I supposed that we had seen M. Groult’s collection, for there were enough rooms in it to fit out a little museum. I discovered, however, that we had seen nothing at all. M. Groult opened a door and bade us enter a large gallery where sixty-two Turners awaited our attention.
He raised his forefinger to impose upon us a silence that no one had any intention of breaking. Then he took us from one picture to another, indicating what in his view constituted the charms of each canvas. Finally he came near to me and then, embracing the hall with one big sweep of the hand, said:
“These are your colours. Turner certainly foresaw you when he created them.”
Next he showed his collection of engravings, etchings, and prints, representing the most glorious dancers. All these, he said, were to reveal to me what I based my art upon when I danced. He pointed to a celebrated frieze from Pompeii and then, looking at me fixedly, said:
“Look at that. Those are your motions.”
He drew back to present the pose, and he reproduced one of the motions very seriously in spite of his rheumatism, which hardly allowed him to stand on his legs.
“Now,” said he, “I am going to show you the work of art I am most attached to.”

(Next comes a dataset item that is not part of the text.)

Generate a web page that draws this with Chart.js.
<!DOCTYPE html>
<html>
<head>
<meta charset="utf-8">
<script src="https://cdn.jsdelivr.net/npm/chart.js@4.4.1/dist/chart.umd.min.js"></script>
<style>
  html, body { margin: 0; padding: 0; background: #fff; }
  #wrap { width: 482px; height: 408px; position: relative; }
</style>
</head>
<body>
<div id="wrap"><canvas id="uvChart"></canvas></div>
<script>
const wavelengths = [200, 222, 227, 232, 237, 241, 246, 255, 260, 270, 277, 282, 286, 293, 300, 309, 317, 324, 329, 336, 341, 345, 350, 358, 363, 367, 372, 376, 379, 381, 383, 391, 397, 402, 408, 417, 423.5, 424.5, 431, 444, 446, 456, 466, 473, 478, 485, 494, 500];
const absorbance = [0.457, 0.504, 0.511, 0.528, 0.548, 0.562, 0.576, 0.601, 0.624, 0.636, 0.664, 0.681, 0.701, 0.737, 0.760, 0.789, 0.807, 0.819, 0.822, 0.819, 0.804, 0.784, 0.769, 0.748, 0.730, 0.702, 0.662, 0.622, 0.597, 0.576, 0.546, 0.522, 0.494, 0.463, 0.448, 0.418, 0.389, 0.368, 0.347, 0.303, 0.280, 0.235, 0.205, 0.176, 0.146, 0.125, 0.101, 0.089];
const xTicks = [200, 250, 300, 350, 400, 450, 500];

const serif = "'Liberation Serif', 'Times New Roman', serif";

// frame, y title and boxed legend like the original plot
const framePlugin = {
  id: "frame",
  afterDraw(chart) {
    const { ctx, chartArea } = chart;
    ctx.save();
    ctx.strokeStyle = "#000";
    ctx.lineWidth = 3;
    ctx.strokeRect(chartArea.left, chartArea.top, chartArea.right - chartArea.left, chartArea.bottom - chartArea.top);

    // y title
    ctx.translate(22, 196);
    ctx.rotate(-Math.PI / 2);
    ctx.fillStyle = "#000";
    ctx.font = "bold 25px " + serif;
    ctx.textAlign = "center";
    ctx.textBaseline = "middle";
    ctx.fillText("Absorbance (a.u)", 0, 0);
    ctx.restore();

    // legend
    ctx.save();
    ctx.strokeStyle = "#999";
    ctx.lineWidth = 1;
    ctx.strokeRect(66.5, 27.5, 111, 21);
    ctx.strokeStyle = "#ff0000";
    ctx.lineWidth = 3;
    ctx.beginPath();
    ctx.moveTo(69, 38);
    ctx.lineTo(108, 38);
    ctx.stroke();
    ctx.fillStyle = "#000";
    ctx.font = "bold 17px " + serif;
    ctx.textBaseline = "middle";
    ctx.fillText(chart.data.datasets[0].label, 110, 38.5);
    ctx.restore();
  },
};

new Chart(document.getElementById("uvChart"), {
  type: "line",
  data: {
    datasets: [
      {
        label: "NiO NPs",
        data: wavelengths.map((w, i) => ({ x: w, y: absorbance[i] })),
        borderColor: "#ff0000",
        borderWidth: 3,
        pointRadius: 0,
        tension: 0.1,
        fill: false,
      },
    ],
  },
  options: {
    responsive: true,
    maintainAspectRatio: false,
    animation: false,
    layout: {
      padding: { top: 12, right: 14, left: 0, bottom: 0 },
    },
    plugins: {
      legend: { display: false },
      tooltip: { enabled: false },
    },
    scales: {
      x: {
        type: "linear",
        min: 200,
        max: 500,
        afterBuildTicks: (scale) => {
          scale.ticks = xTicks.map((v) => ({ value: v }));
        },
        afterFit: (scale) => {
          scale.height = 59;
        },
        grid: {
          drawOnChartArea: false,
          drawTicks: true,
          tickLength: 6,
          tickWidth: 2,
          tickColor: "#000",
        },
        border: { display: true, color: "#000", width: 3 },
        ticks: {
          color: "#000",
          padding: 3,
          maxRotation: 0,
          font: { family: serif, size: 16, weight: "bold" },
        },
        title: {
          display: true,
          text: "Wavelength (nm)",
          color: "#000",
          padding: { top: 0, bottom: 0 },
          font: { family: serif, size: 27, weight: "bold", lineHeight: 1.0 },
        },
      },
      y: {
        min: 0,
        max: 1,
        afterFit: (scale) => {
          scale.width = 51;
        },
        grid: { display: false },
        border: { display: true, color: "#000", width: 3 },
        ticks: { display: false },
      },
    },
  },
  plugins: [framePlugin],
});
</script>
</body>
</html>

And, in a large glass-covered recess, he showed me the thing which gave him special pleasure. It was a basin in which a fountain was playing, while around it numerous turtle doves were fluttering.
“It is these cooing birds that make you happy,” I cried. “It is too bad that everybody cannot observe this beautiful and natural picture, side by side with your wonderful collections.”
“Allow my collections to be seen?” he cried. “Never. No one would understand them.”
I realised then to what an extent he cherished each one of these objects, which ought, according to his view, to be regarded only with devotion. In each visitor he saw only an inquisitive person and nothing more. From his standpoint the creators of these masterpieces had entrusted them to him in order that he might care for them and protect them from profane inspection.
“I should like,” he said in his mystic way, “to burn them every one the night before my death if I could do it. It is discouraging, is it not, to abandon them to idle curiosity and indifference?”
M. Groult gave me a new perception of the nature of art and its value. He was acquainted with all the circumstances that had attended the birth of his masterpieces. He spoke of them both as a man of sensibility and as an art critic.
As he bade us adieu he asked me to come again.
One day the curator of the museum at Bucharest came to Paris, and a common friend brought him to my house. Among other things he spoke to me of M. Groult’s famous collection, which no one was permitted to see. I promised him to do my best to secure an invitation for him and I accordingly wrote to M. Groult.
He replied at once, asking me to bring the museum curator to see him.
When the curator expressed his gratitude to M. Groult, he replied:
“It is she whom you ought to thank. I do not care to have strangers here, but she is part of my collection. You will find her here everywhere. Just look.”
He then told the story of the butterflies, adding:
“This is nature as no one can paint it exactly. She has succeeded in it. She is a painter of nature.”
Then he showed the petrified wood and spoke of it, with some difference of expression, much as he had spoken the first time in my presence. Finally he begged his visitor to call upon him every time he came to Paris. As we went away I was obliged to promise to visit him again soon. But, when I had leisure to do so, M. Groult was already too ill to receive me and I never saw him again.
I am glad to have known him, for he was an extraordinary man.